Fifty years ago today, Apollo 11 made its historic landing on the moon and astronaut Neil Armstrong famously declared “one small step for man, one giant leap for mankind.”
It was something 23-year-old Diana Ortiz had only read about in textbooks from the time she was in elementary school to a Lake Wales High School’s International Baccalaureate student dual enrolled at Polk State College, where she ultimately achieved her Associate in Arts degree in August 2018.
Her IB exit essay focused on the 20th-century space race and, now a University of Central Florida political science major, Ortiz’s fascination with space travel hasn’t fizzled. In fact, she’s currently enrolled in a military space policy course, which caught the attention of her colleague at the Polk State JD Alexander Center’s Teaching Learning Computing Center (TLCC).
“Not a lot of people are geeked about the militarization of space,” Teaching Lab Assistant John Gilboe said. “It’s important for folks like me to pass on history, and that’s why I felt compelled to share some artifacts with Diana from the days following the moon landing.”
They gathered at the Polk State JD Alexander Center TLCC 50 years to the day Apollo 11 blasted off on its mission to the moon.
Despite 40 years between them, Gilboe and Ortiz reveled over issues of his hometown paper The Detroit News from July 21, 1969, with the big, bold headline “Footprints on the moon!”
“I’m almost afraid to touch it,” Ortiz said.
Gilboe was a 13-year-old paperboy when the moon landing took place.
“I realized that I was witnessing a truly historic event and decided that I needed to keep a copy of the newspaper I delivered that day,” he recalled.
He gifted Ortiz with the souvenir edition of The Detroit News published August 5, 1969, donning the first colored photos of the moon, and Man on the Moon: A Flight Guide to the Fantastic Voyage of Apollo II also published by The Detroit News that year.
Gilboe worked as a paperboy until he was 17 to finance college.

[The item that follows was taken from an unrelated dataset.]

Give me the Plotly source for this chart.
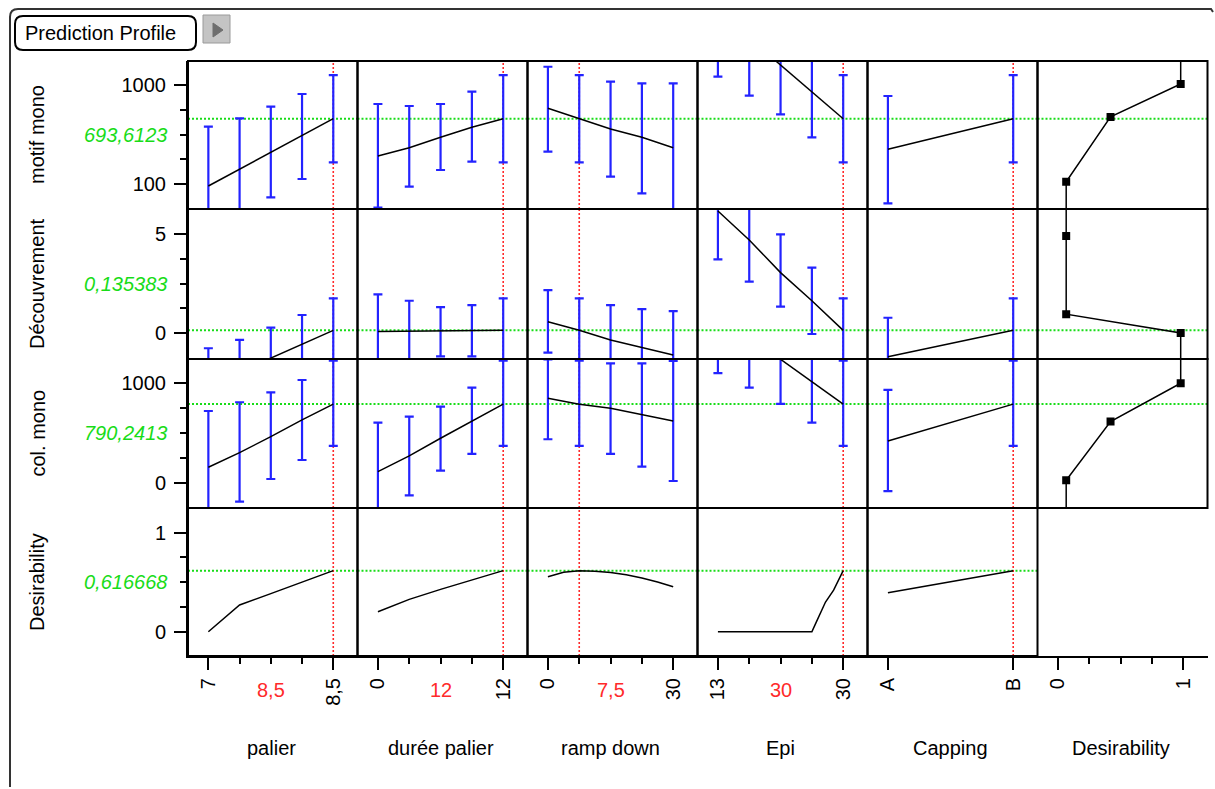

He achieved a degree from Michigan State University in education and enjoyed a career teaching English and social studies before retiring to Lakeland and joining the Polk State JD Alexander’s TLCC team.
“I’ve come to know some extraordinary people,” Gilboe said of his first few months with the College. “One of them is Diana. She is the face of America – of the ‘new generation’ our country relies upon to move America forward.”
She is on a prelaw track and aspires to work in immigration law.
Gilboe added that her combined interests in math, science, history, and geopolitics reflect many of the academic areas in which Polk State students find exceptional learning opportunities and support.
“I’m glad there is such a strong support system in place for students here at Polk State,” Ortiz said. “I was able to receive a more personalized education and was given the foundation I needed to help me academically as well as financially.”
Now Ortiz is dedicated to assisting students like her as a mathematics and Spanish tutor, with Gilboe by her side.
“We’re here to share our knowledge, skills, and abilities with the students,” Gilboe said. “It’s special when we are able to also share what we are passionate about with one another, and I am glad to pass this little piece of history on to someone who appreciates it.”